JOE ROSS TRADING SYSTEM
Summary
Joe Ross advocates for a trading approach that is simple and based on direct observation of price movements rather than relying heavily on indicators. His trading strategy includes:
- Risk Management: Emphasizes the importance of understanding personal risk tolerance and market risk, using the Average True Range (ATR) to set stops and objectives.
- Entry Techniques: Utilizes the TTE and 1-2-3 formations to identify high-probability trade setups. The TTE involves entering a trade ahead of a breakout point, aiming to capture a quick profit.
- Market Understanding: Focuses on understanding where orders are located in the market and using this information to anticipate price movements.
- Scalping Strategy: Prefers short-term trades with set profit targets, entering and exiting positions quickly to minimize risk and maximize return.
Buy and Sell Rules
Buy Rules
- 1-2-3 Formation: The formation must occur at the end of a trend or a swing, not in a consolidation area.

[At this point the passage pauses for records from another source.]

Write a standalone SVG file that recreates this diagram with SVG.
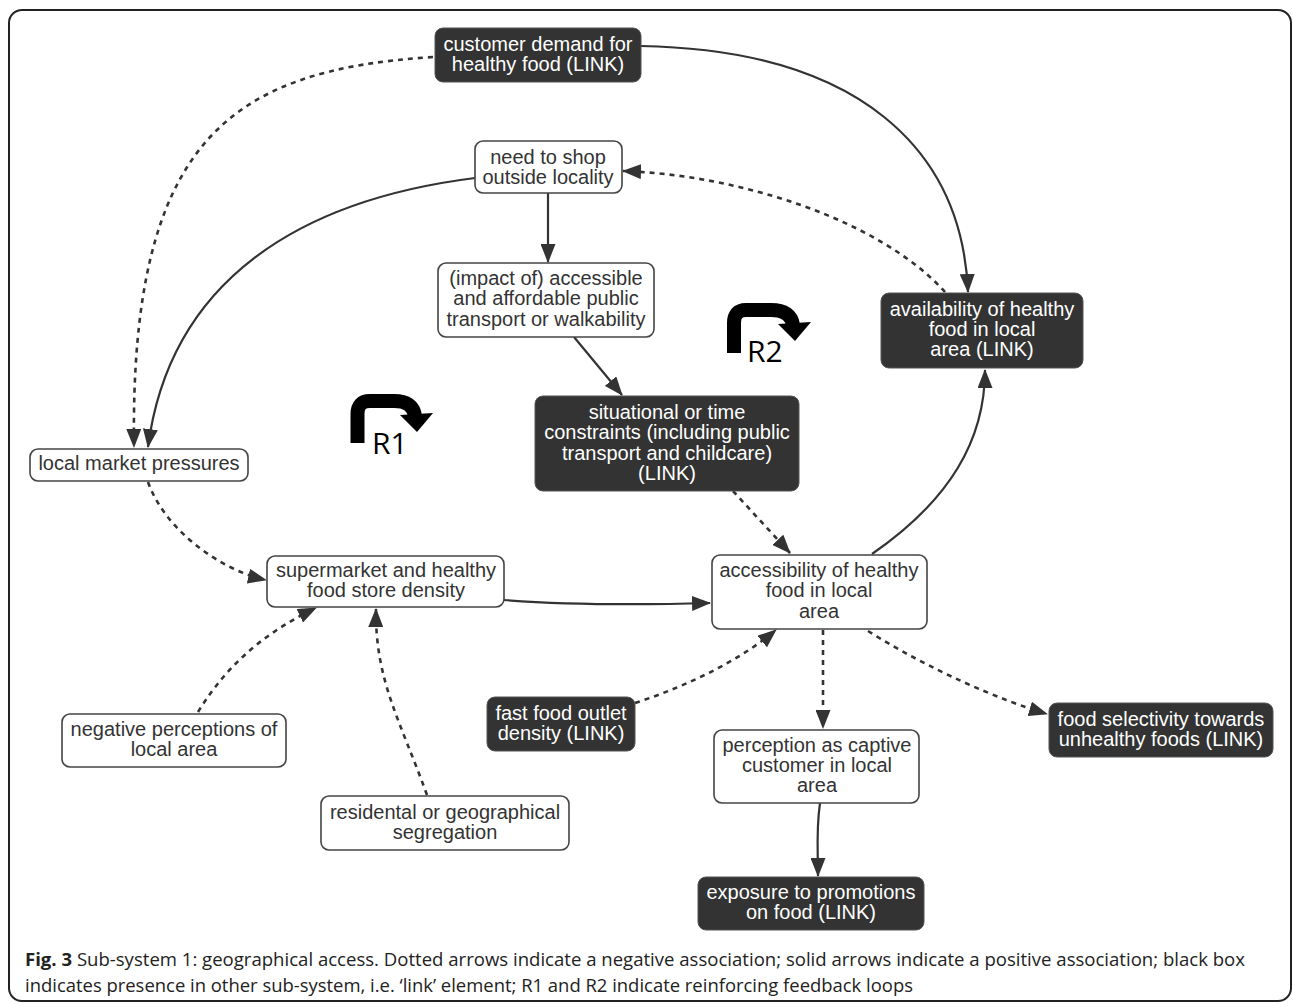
<svg xmlns="http://www.w3.org/2000/svg" width="1293" height="1004" viewBox="0 0 1293 1004">
<style>
.frame{fill:#fff;stroke:#222;stroke-width:2}
.w rect{fill:#fff;stroke:#444;stroke-width:1.6}
.d rect{fill:#333;stroke:#555;stroke-width:1}
text.t{font-family:"Liberation Sans",Arial,sans-serif;font-size:20px;text-anchor:middle}
.w text{fill:#333}
.d text{fill:#fff}
.sol{fill:none;stroke:#333;stroke-width:2.2;marker-end:url(#ah)}
.dot{fill:none;stroke:#333;stroke-width:2.6;stroke-dasharray:5 5;marker-end:url(#ah)}
.loop{fill:none;stroke:#000;stroke-width:14}
.rl{font-family:"Open Sans","Liberation Sans",sans-serif;font-size:30px;fill:#000}
.cap{font-family:"Open Sans","Liberation Sans",sans-serif;font-size:18px;fill:#222}
</style>
<defs>
<marker id="ah" viewBox="0 0 19 15" refX="18" refY="7.5" markerWidth="19" markerHeight="15" orient="auto" markerUnits="userSpaceOnUse">
<path d="M0,0 L19,7.5 L0,15 z" fill="#333"/>
</marker>
</defs>
<rect class="frame" x="9" y="10" width="1282" height="991" rx="13"/>

<g id="connectors">
<path class="sol" d="M641 46 C860 50 962 150 968 292"/>
<path class="dot" d="M433 57 C230 70 130 140 134 447"/>
<path class="sol" d="M475 178 C300 200 170 280 148 447"/>
<path class="sol" d="M548 193 V262"/>
<path class="dot" d="M945 292 C880 220 740 175 623 171"/>
<path class="sol" d="M574 337 L622 395"/>
<path class="dot" d="M733 491 L790 553"/>
<path class="dot" d="M148 482 C165 530 220 570 266 580"/>
<path class="sol" d="M504 600 C570 605 640 605 710 603"/>
<path class="sol" d="M872 554 C950 500 985 440 985 370"/>
<path class="dot" d="M198 712 C230 660 270 630 316 608"/>
<path class="dot" d="M427 795 C400 720 375 680 376 609"/>
<path class="dot" d="M635 703 C690 685 740 660 776 630"/>
<path class="dot" d="M823 630 V728"/>
<path class="dot" d="M868 631 C930 670 1000 700 1047 714"/>
<path class="sol" d="M820 803 C816 830 818 850 818 876"/>
</g>

<g id="customer-demand" class="d">
<rect x="435" y="28" width="206" height="54" rx="8"/>
<text class="t" x="538" y="51">customer demand for</text>
<text class="t" x="538" y="71">healthy food (LINK)</text>
</g>
<g id="need-to-shop" class="w">
<rect x="475" y="141" width="147" height="52" rx="8"/>
<text class="t" x="548" y="164">need to shop</text>
<text class="t" x="548" y="184">outside locality</text>
</g>
<g id="public-transport" class="w">
<rect x="438" y="263" width="216" height="74" rx="8"/>
<text class="t" x="546" y="285">(impact of) accessible</text>
<text class="t" x="546" y="305">and affordable public</text>
<text class="t" x="546" y="326">transport or walkability</text>
</g>
<g id="availability" class="d">
<rect x="881" y="293" width="202" height="75" rx="8"/>
<text class="t" x="982" y="316">availability of healthy</text>
<text class="t" x="982" y="336">food in local</text>
<text class="t" x="982" y="356">area (LINK)</text>
</g>
<g id="situational" class="d">
<rect x="535" y="396" width="264" height="95" rx="8"/>
<text class="t" x="667" y="419">situational or time</text>
<text class="t" x="667" y="439">constraints (including public</text>
<text class="t" x="667" y="460">transport and childcare)</text>
<text class="t" x="667" y="480">(LINK)</text>
</g>
<g id="local-market" class="w">
<rect x="30" y="449" width="218" height="32" rx="8"/>
<text class="t" x="139" y="470">local market pressures</text>
</g>
<g id="supermarket" class="w">
<rect x="267" y="556" width="237" height="51" rx="8"/>
<text class="t" x="386" y="577">supermarket and healthy</text>
<text class="t" x="386" y="597">food store density</text>
</g>
<g id="accessibility" class="w">
<rect x="712" y="555" width="215" height="74" rx="8"/>
<text class="t" x="819" y="577">accessibility of healthy</text>
<text class="t" x="819" y="597">food in local</text>
<text class="t" x="819" y="618">area</text>
</g>
<g id="fast-food" class="d">
<rect x="487" y="697" width="148" height="54" rx="8"/>
<text class="t" x="561" y="720">fast food outlet</text>
<text class="t" x="561" y="740">density (LINK)</text>
</g>
<g id="food-selectivity" class="d">
<rect x="1049" y="703" width="224" height="54" rx="8"/>
<text class="t" x="1161" y="726">food selectivity towards</text>
<text class="t" x="1161" y="746">unhealthy foods (LINK)</text>
</g>
<g id="captive-customer" class="w">
<rect x="714" y="730" width="205" height="73" rx="8"/>
<text class="t" x="817" y="752">perception as captive</text>
<text class="t" x="817" y="772">customer in local</text>
<text class="t" x="817" y="792">area</text>
</g>
<g id="promotions" class="d">
<rect x="698" y="877" width="226" height="53" rx="8"/>
<text class="t" x="811" y="899">exposure to promotions</text>
<text class="t" x="811" y="919">on food (LINK)</text>
</g>
<g id="negative-perceptions" class="w">
<rect x="62" y="714" width="224" height="53" rx="8"/>
<text class="t" x="174" y="736">negative perceptions of</text>
<text class="t" x="174" y="756">local area</text>
</g>
<g id="segregation" class="w">
<rect x="321" y="796" width="248" height="54" rx="8"/>
<text class="t" x="445" y="819">residental or geographical</text>
<text class="t" x="445" y="839">segregation</text>
</g>

<g id="R1">
<path class="loop" d="M357.5 443 V414 Q357.5 401 370 401 H394 Q413 401 415 416"/>
<polygon points="400,415 433,413 417,432" fill="#000"/>
<text class="rl" x="372" y="454">R1</text>
</g>
<g id="R2">
<path class="loop" d="M734 353 V323 Q734 310 746 310 H771 Q791 310 793 325"/>
<polygon points="778,324 811,322 795,341" fill="#000"/>
<text class="rl" x="747" y="362">R2</text>
</g>

<g id="caption">
<text class="cap" x="25" y="966" textLength="1220" lengthAdjust="spacingAndGlyphs"><tspan font-weight="bold">Fig. 3</tspan> Sub-system 1: geographical access. Dotted arrows indicate a negative association; solid arrows indicate a positive association; black box</text>
<text class="cap" x="25" y="992" textLength="888" lengthAdjust="spacingAndGlyphs">indicates presence in other sub-system, i.e. ‘link’ element; R1 and R2 indicate reinforcing feedback loops</text>
</g>
</svg>
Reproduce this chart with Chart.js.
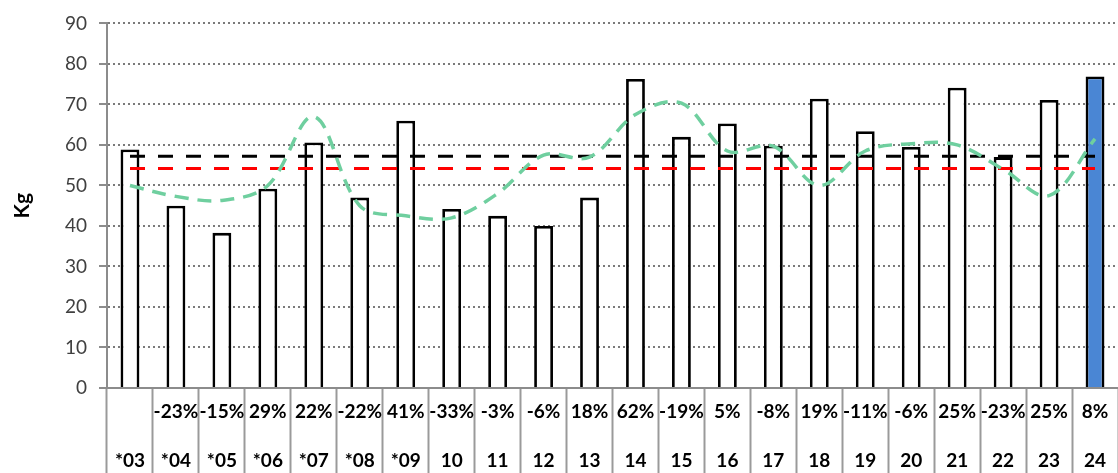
<!DOCTYPE html>
<html>
<head>
<meta charset="utf-8">
<script src="https://cdn.jsdelivr.net/npm/chart.js@4/dist/chart.umd.min.js"></script>
<style>
  body { margin: 0; background: #fff; }
  #wrap { width: 1118px; height: 473px; position: relative; }
</style>
</head>
<body>
<div id="wrap"><canvas id="kgChart"></canvas></div>
<script>
// years and yearly change shown in the table under the bars
const years = ['*03', '*04', '*05', '*06', '*07', '*08', '*09', '10', '11', '12', '13',
               '14', '15', '16', '17', '18', '19', '20', '21', '22', '23', '24'];
const changes = ['', '-23%', '-15%', '29%', '22%', '-22%', '41%', '-33%', '-3%', '-6%', '18%',
                 '62%', '-19%', '5%', '-8%', '19%', '-11%', '-6%', '25%', '-23%', '25%', '8%'];

// kg per year
const kgValues = [58.9, 45, 38.3, 49.2, 60.6, 47, 66, 44.2, 42.5, 40, 47,
                  76.3, 62, 65.3, 59.8, 71.4, 63.4, 59.5, 74.1, 57, 71.1, 76.9];

// smoothed trend (green dashed)
const trendValues = [50, 47.3, 46.3, 50, 67, 45, 42.5, 42, 48, 57.5, 57,
                     67.5, 70.3, 58.5, 59.7, 50, 58.5, 60.3, 60, 54, 47.5, 61.5];

// reference levels
const blackLevel = 57.2;
const redLevel = 54.2;

const yTicks = { min: 0, max: 90, step: 10 };

const labels = years.map((y, i) => [changes[i], y]);
const barColors = kgValues.map((v, i) => i === kgValues.length - 1 ? '#4a86d4' : '#ffffff');

const ctx = document.getElementById('kgChart').getContext('2d');

new Chart(ctx, {
  data: {
    labels: labels,
    datasets: [
      {
        type: 'line',
        data: [{ x: labels[0], y: blackLevel }, { x: labels[labels.length - 1], y: blackLevel }],
        borderColor: '#000000',
        borderWidth: 3,
        borderDash: [15, 13],
        pointRadius: 0,
        order: 1
      },
      {
        type: 'line',
        data: [{ x: labels[0], y: redLevel }, { x: labels[labels.length - 1], y: redLevel }],
        borderColor: '#ff0000',
        borderWidth: 3,
        borderDash: [15, 13],
        pointRadius: 0,
        order: 1
      },
      {
        type: 'line',
        data: trendValues,
        borderColor: '#6fcf9f',
        borderWidth: 3.5,
        borderDash: [14, 9],
        pointRadius: 0,
        tension: 0.35,
        order: 0
      },
      {
        type: 'bar',
        data: kgValues,
        backgroundColor: barColors,
        borderColor: '#000000',
        borderWidth: 2.8,
        barPercentage: 0.41,
        categoryPercentage: 1,
        order: 2
      }
    ]
  },
  options: {
    responsive: true,
    maintainAspectRatio: false,
    animation: false,
    layout: { padding: { top: 17, right: 0, left: 0, bottom: 0 } },
    plugins: {
      legend: { display: false },
      tooltip: { enabled: false }
    },
    scales: {
      x: {
        type: 'category',
        offset: true,
        afterFit: scale => { scale.height = 85; },
        grid: {
          offset: true,
          drawOnChartArea: false,
          drawTicks: true,
          tickLength: 85,
          tickColor: '#9a9a9a',
          tickWidth: 2
        },
        border: { color: '#8c8c8c', width: 2 },
        ticks: {
          color: '#000000',
          padding: -85,
          maxRotation: 0,
          autoSkip: false,
          font: { family: 'Lato', size: 19, weight: 'bold', lineHeight: 2.55 }
        }
      },
      y: {
        min: yTicks.min,
        max: yTicks.max,
        afterFit: scale => { scale.width = 107; },
        grid: {
          color: '#7a7a7a',
          lineWidth: 2,
          drawTicks: true,
          tickLength: 8,
          tickColor: '#8c8c8c',
          tickWidth: 2,
          tickBorderDash: []
        },
        border: { color: '#8c8c8c', width: 2, dash: [2, 3] },
        ticks: {
          stepSize: yTicks.step,
          color: '#404040',
          padding: 12,
          font: { family: 'Lato', size: 19 }
        },
        title: {
          display: true,
          text: 'Kg',
          color: '#000000',
          padding: { top: 10, bottom: 0 },
          font: { family: 'Lato', size: 21, weight: 'bold' }
        }
      }
    }
  }
});
</script>
</body>
</html>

The 2 point should be evident before placing an entry order.
- Traders Trick Entry (TTE):
- Wait for at least the second bar of correction before considering a trade.
- Enter the trade one tick above the extreme of the correcting price bar.
- The momentum should be used to cover costs and earn profits.
Sell Rules
- 1-2-3 Formation: Similar to buy rules, the formation must be clear and occur at the end of a trend. The focus is on the downside movement from 1-2-3 highs.
- TTE for Selling:
- Follow the same principles as for buying, using the TTE for downside breakouts.
- Enter one tick below the extreme of the correcting bar.
These strategies aim to capitalize on market momentum while minimizing risk through precise entry and exit points. Joe Ross stresses the importance of adapting to market conditions and using personal judgment to refine these rules.